Fifteen former concentration camps on German soil have been turned into memorial sites, including Dachau, Sachsenhausen and Neuengamme.
Wagner said he thought the debate about the Wehrmacht's war crimes had ended long ago.
In the 1980s, three revisionist German historians presented a picture of a "clean" Wehrmacht in a series of works, arguing the army had been highly professional and an apolitical force.
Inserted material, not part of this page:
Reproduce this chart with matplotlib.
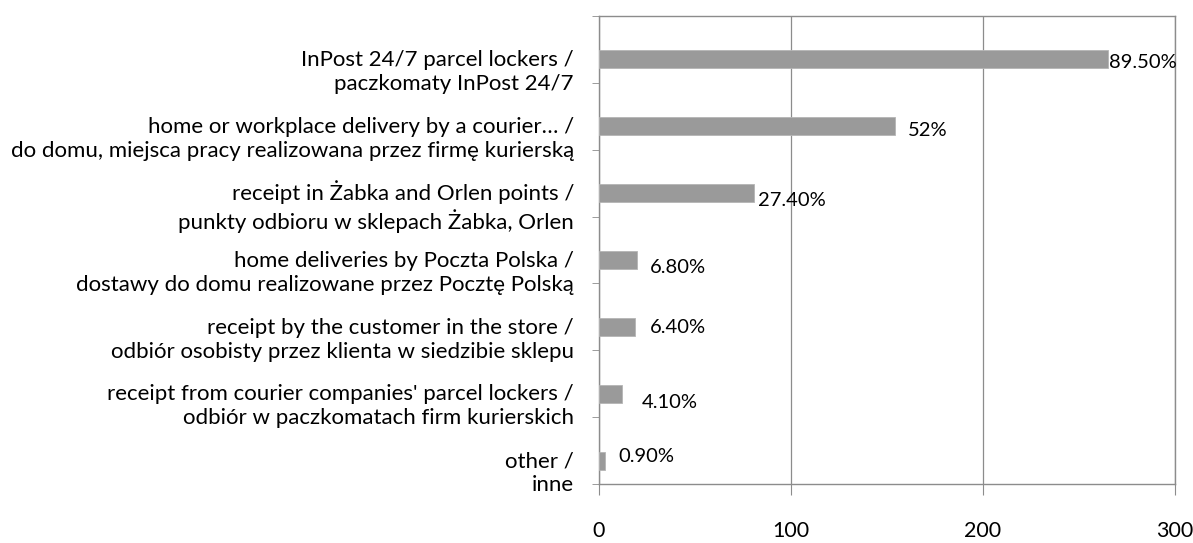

They portrayed army generals and soldiers as victims of Nazi Party leader Adolf Hitler rather than followers or accomplices.
German, British and American historians pushed back, adding to the already extensive historical research on the Wehrmacht's systematic war crimes, which included massacres of captured soldiers and civilians, mass rape, the exploitation of forced labor, the murder of 3 million Soviet prisoners of war and participation in the extermination of Jews.
According to British historian Richard J. Evans, Wehrmacht officers were often zealous National Socialists, with a third of them being Nazi Party members in 1941.
Wehrmacht crimes have been documented across Nazi-occupied Europe, from Belgium to the Balkans, Poland to Greece. While Nazi SS forces have been held most responsible for the genocide of Jews, the Wehrmacht not only aided the SS but committed its own atrocities, the bulk of them on the Eastern Front, historians say.
Writing in his book "Stalinism and Nazism: Dictatorships in comparison," British historian Ian Kershaw noted, "The Nazi revolution was broader than just the Holocaust. Its second goal was to eliminate Slavs from central and eastern Europe and to create a Lebensraum [living space] for Aryans."
Kershaw added that most of the Wehrmacht's 3 million men on the Eastern Front, from generals to ordinary soldiers, "Helped exterminate captured Slav soldiers and civilians. This was sometimes cold and deliberate murder of individuals [as with Jews], sometimes generalized brutality and neglect. German soldiers' letters and memoirs reveal their terrible reasoning: Slavs were 'the Asiatic-Bolshevik' horde, an inferior but threatening race."
In the 1990s, the Hamburg Institute for Social Research organized touring exhibitions of the Wehrmacht's role in war crimes. The exhibitions prompted protests and even a bombing, but commentators and historians, including Wagner, thought the message had gotten through to the wider public.
Now, he is not so sure and fears "it has become socially acceptable again to talk about a clean Wehrmacht."
In his book accompanying last year's exhibition at Bergen-Belsen, Wagner wrote about several Wehrmacht crimes. They included the army's involvement in guarding concentration camps and the running of its own prisoner-of-war camp at Bergen-Belsen, where 20,000 Soviet prisoners of war died.
He said the return of the myth of the clean Wehrmacht and other historical revisionism, including Holocaust denial, has coincided with the rise of the far-right Alternative for Germany Party (AfD), as well as fake information on the internet.
Several AfD leaders have condemned the culture of atonement for Nazi crimes. Bjoern Hoecke, the regional party leader in Thuringia and a former history teacher, has called for a "180-degree reversal" in German remembrance culture, labeling the Berlin Holocaust memorial a "monument of shame."